I know the church can be good at taking care of people who enter it wounded. At least for a time. The church’s goal would be to eventually convert this person into an active member of the congregation.
But what about people who get wounded by the church? Why does the church fail to help these? We could talk about the normal reasons like not being able to accept responsibility for hurting people; or denial that wounding occurred at all; or embarrassment that the church actually did hurt someone; or the commitment admitting it is harmful may require.
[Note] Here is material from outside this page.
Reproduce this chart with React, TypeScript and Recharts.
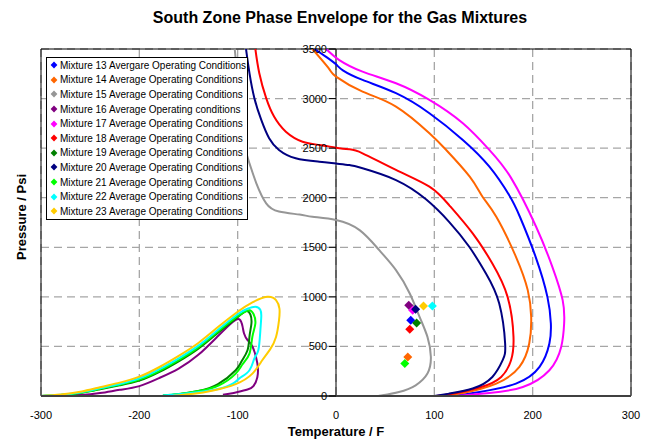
import React from 'react';
import {
  ComposedChart,
  Line,
  Scatter,
  XAxis,
  YAxis,
  CartesianGrid,
  Legend,
  ReferenceLine,
  ReferenceArea,
} from 'recharts';

// legend names and colours, mixtures 13..23
const mixtureNames = [
  'Mixture 13 Avergare Operating Conditions',
  'Mixture 14 Average Operating Conditions',
  'Mixture 15 Average Operating Conditions',
  'Mixture 16 Average Operating conditions',
  'Mixture 17 Average Operating Conditions',
  'Mixture 18 Average Operating Conditions',
  'Mixture 19 Average Operating Conditions',
  'Mixture 20 Average Operating Conditions',
  'Mixture 21 Average Operating Conditions',
  'Mixture 22 Average Operating Conditions',
  'Mixture 23 Average Operating Conditions',
];
const mixtureColors = [
  '#0000FF', '#FF6600', '#969696', '#800080', '#FF00FF', '#FF0000',
  '#008000', '#000080', '#00FF00', '#00FFFF', '#FFCC00',
];

// average operating conditions (temperature F, pressure psi)
const opTemp = [76, 73, 78, 74, 78, 75, 82, 81, 70, 98, 89];
const opPress = [765, 394, 880, 916, 866, 674, 737, 876, 327, 909, 909];

// phase envelopes, [temperature, pressure]
const env13: [number, number][] = [
  [-22, 3500], [-10, 3420], [0, 3345], [7, 3285], [27, 3188], [61, 3054], [95, 2852],
  [129, 2583], [156, 2313], [176, 2027], [187, 1808], [203, 1404], [215, 1000],
  [218.5, 731], [217, 529], [207, 293], [183, 125], [146, 40], [125, 7], [122, 0],
];
const env14: [number, number][] = [
  [-24, 3500], [-7, 3300], [0, 3222], [27, 3070], [61, 2919], [95, 2650], [112, 2482],
  [136, 2212], [149, 2010], [163, 1808], [183, 1404], [195, 1068], [198.5, 798],
  [196.5, 529], [186.5, 293], [163, 125], [129, 30], [110, 3], [106, 0],
];
const env15: [number, number][] = [
  [-103, 3500], [-100, 3200], [-97, 2900], [-93, 2540], [-88, 2347], [-81, 2145],
  [-71, 1943], [-58, 1860], [-37, 1830], [-24, 1808], [0, 1775], [24, 1673], [44, 1471],
  [61, 1270], [75, 1034], [85, 798], [93, 596], [96.5, 394], [93, 226], [81, 108],
  [64, 40], [46, 5], [44, 0],
];
const env16: [number, number][] = [
  [-300, 0], [-280, 2], [-260, 10], [-240, 30], [-220, 62], [-200, 100], [-180, 180],
  [-160, 277], [-140, 415], [-120, 605], [-105, 747], [-98, 771], [-95, 700], [-93.5, 630],
  [-90, 565], [-85, 500], [-80, 330], [-80, 190], [-84, 100], [-90, 65], [-100, 40],
  [-107, 25], [-115, 12],
];
const env17: [number, number][] = [
  [-10, 3500], [3, 3391], [27, 3272], [61, 3155], [95, 2987], [129, 2751], [156, 2482],
  [178, 2200], [203.5, 1707], [220, 1303], [230.5, 967], [232, 731], [229, 495],
  [217, 260], [190, 91], [156, 30], [128, 5], [125, 0],
];
const env18: [number, number][] = [
  [-82, 3500], [-78, 3256], [-71, 3004], [-63, 2818], [-51, 2666], [-34, 2565],
  [-17, 2532], [0, 2505], [13.5, 2488], [27, 2448], [61, 2280], [95, 2111], [115, 1926],
  [139, 1640], [159, 1337], [174.5, 1000], [180.5, 596], [178, 361], [168, 192],
  [146, 85], [115, 17], [102, 0],
];
const env19: [number, number][] = [
  [-300, 0], [-280, 9], [-260, 30], [-240, 68], [-220, 108], [-200, 155], [-180, 240],
  [-160, 350], [-140, 478], [-120, 638], [-100, 795], [-91, 858], [-87, 820], [-86, 731],
  [-88, 600], [-90, 461], [-96, 350], [-102, 260], [-120, 120], [-140, 50], [-160, 18],
  [-176, 4],
];
const env20: [number, number][] = [
  [-91.5, 3500], [-88, 3256], [-83, 3004], [-76, 2785], [-68, 2600], [-58, 2482],
  [-41, 2398], [-17, 2363], [0, 2345], [13.5, 2330], [27, 2297], [61, 2178], [91.5, 1984],
  [115, 1757], [135.5, 1505], [152.5, 1236], [166, 933], [172, 529], [169.5, 361],
  [159, 192], [139, 75], [115, 24], [100, 0],
];
const env21: [number, number][] = [
  [-300, 0], [-280, 10], [-260, 32], [-240, 72], [-220, 114], [-200, 165], [-180, 252],
  [-160, 362], [-140, 490], [-120, 650], [-100, 805], [-92, 852], [-88, 866], [-84, 830],
  [-82, 731], [-85, 600], [-88, 428], [-95, 320], [-102, 226], [-119, 108], [-140, 50],
  [-160, 20], [-176, 5],
];
const env22: [number, number][] = [
  [-300, 0], [-280, 12], [-260, 36], [-240, 78], [-220, 122], [-200, 178], [-180, 268],
  [-160, 380], [-140, 508], [-120, 668], [-100, 825], [-90, 880], [-82, 900], [-77, 870],
  [-76, 800], [-77, 650], [-79, 461], [-83, 380], [-88, 260], [-98, 180], [-105, 125],
  [-120, 70], [-139, 40], [-160, 18], [-176, 5],
];
const env23: [number, number][] = [
  [-300, 0], [-280, 15], [-260, 42], [-240, 88], [-220, 135], [-200, 195], [-180, 290],
  [-160, 405], [-140, 535], [-120, 695], [-100, 850], [-85, 945], [-70, 1000], [-61, 967],
  [-57.5, 880], [-58, 760], [-61, 596], [-67, 470], [-75, 360], [-85, 226], [-102, 120],
  [-125, 55], [-145, 22], [-163, 5], [-165, 0],
];
const envelopes = [env13, env14, env15, env16, env17, env18, env19, env20, env21, env22, env23];

const xTicks = [-300, -200, -100, 0, 100, 200, 300];
const yTicks = [0, 500, 1000, 1500, 2000, 2500, 3000, 3500];

const FONT = '"Liberation Sans", Arial, sans-serif';
const Y_AXIS_X = 336; // pixel position of T = 0

const toPoints = (arr: [number, number][]) => arr.map(([t, p]) => ({ t, p }));

const Diamond = (props: any) => {
  const { cx, cy, fill } = props;
  const r = 4.5;
  return (
    <polygon
      points={`${cx},${cy - r} ${cx + r},${cy} ${cx},${cy + r} ${cx - r},${cy}`}
      fill={fill}
    />
  );
};

const PressureTick = (props: any) => {
  const { y, payload } = props;
  return (
    <g>
      <line x1={Y_AXIS_X - 7} x2={Y_AXIS_X} y1={y} y2={y} stroke="#000" />
      <text x={Y_AXIS_X - 9} y={y} dy={4} textAnchor="end" fontSize={11} fill="#000">
        {payload.value}
      </text>
    </g>
  );
};

const renderLegend = (props: any) => {
  // only the operating-condition markers are listed
  const items = (props.payload || []).filter((e: any) => mixtureNames.includes(e.value));
  return (
    <div
      style={{
        border: '1px solid #000',
        background: '#fff',
        width: 200,
        fontFamily: FONT,
        fontSize: 10,
        color: '#000',
      }}
    >
      {items.map((entry: any) => (
        <div
          key={entry.value}
          style={{ height: 14.6, display: 'flex', alignItems: 'center', whiteSpace: 'nowrap' }}
        >
          <svg width={12} height={10} style={{ marginLeft: 1 }}>
            <polygon points="6,1.6 9.4,5 6,8.4 2.6,5" fill={entry.color} />
          </svg>
          <span>{entry.value}</span>
        </div>
      ))}
    </div>
  );
};

export default function App() {
  return (
    <div style={{ position: 'absolute', left: 0, top: 0, width: 654, height: 439, background: '#fff', fontFamily: FONT }}>
      <div
        style={{
          position: 'absolute',
          left: 340,
          top: 9,
          transform: 'translateX(-50%)',
          fontSize: 16,
          fontWeight: 'bold',
          whiteSpace: 'nowrap',
        }}
      >
        South Zone Phase Envelope for the Gas Mixtures
      </div>
      <div
        style={{
          position: 'absolute',
          left: 21,
          top: 217,
          transform: 'translate(-50%, -50%) rotate(-90deg)',
          fontSize: 13,
          fontWeight: 'bold',
          whiteSpace: 'nowrap',
        }}
      >
        Pressure / Psi
      </div>
      <ComposedChart width={654} height={439} margin={{ top: 49, right: 23, left: 11, bottom: 0 }}>
        <CartesianGrid strokeDasharray="8 5" stroke="#a6a6a6" strokeWidth={1.3} />
        <XAxis
          type="number"
          dataKey="t"
          domain={[-300, 300]}
          ticks={xTicks}
          allowDataOverflow
          height={43}
          tickLine={false}
          tickMargin={9}
          axisLine={{ stroke: '#404040', strokeWidth: 2 }}
          tick={{ fill: '#000', fontSize: 11 }}
          label={{
            value: 'Temperature / F',
            position: 'insideBottom',
            offset: 3,
            style: { fontWeight: 'bold', fontSize: 13, fill: '#000' },
          }}
        />
        <YAxis
          type="number"
          dataKey="p"
          domain={[0, 3500]}
          ticks={yTicks}
          allowDataOverflow
          width={30}
          axisLine={false}
          tickLine={false}
          tick={<PressureTick />}
        />
        <ReferenceArea x1={-300} x2={300} y1={0} y2={3500} fill="none" stroke="#000" />
        <ReferenceLine x={0} stroke="#000" />
        {envelopes.map((env, i) => (
          <Line
            key={`env${i}`}
            data={toPoints(env)}
            dataKey="p"
            type="natural"
            stroke={mixtureColors[i]}
            strokeWidth={2}
            dot={false}
            legendType="none"
            isAnimationActive={false}
          />
        ))}
        {mixtureNames.map((name, i) => (
          <Scatter
            key={name}
            name={name}
            data={[{ t: opTemp[i], p: opPress[i] }]}
            fill={mixtureColors[i]}
            shape={Diamond}
            isAnimationActive={false}
          />
        ))}
        <Legend
          layout="vertical"
          align="center"
          verticalAlign="middle"
          content={renderLegend}
          wrapperStyle={{ left: 46, top: 57, width: 'auto', height: 'auto' }}
        />
      </ComposedChart>
    </div>
  );
}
But I think the number one reason why the church fails to help those it wounds is its obsession with usefulness. That is, the church is interested in how useful we are to its agenda. Generally, the church disdains neediness and loves usefulness. Pushed to its logical conclusion, the church punishes neediness and rewards usefulness. This is why, no matter how much we’re hurting, as long as we’re contributing… financially, volunteering, or otherwise… we will be rewarded. Otherwise, we will be left behind.
The number of victims the church has created and left in its wake is baffling. I suggest it is epidemic. But nobody cares because what’s to be gained by caring for them? They are like how many perceive rape victims: used goods, finished up, disposable, a shameful tragedy to be dismissed and forgotten. Who wants to keep victims around? They are a constant drag on the system, an expense, an irrecoverable loss, a sucking parasite, a write-off, dead wood, an extra-grace-required, a burden that prevents the church from achieving its goals.
Dragging people out of the river is important. But stopping who’s throwing them in upstream is even more urgent.
This, I feel, is the task before me.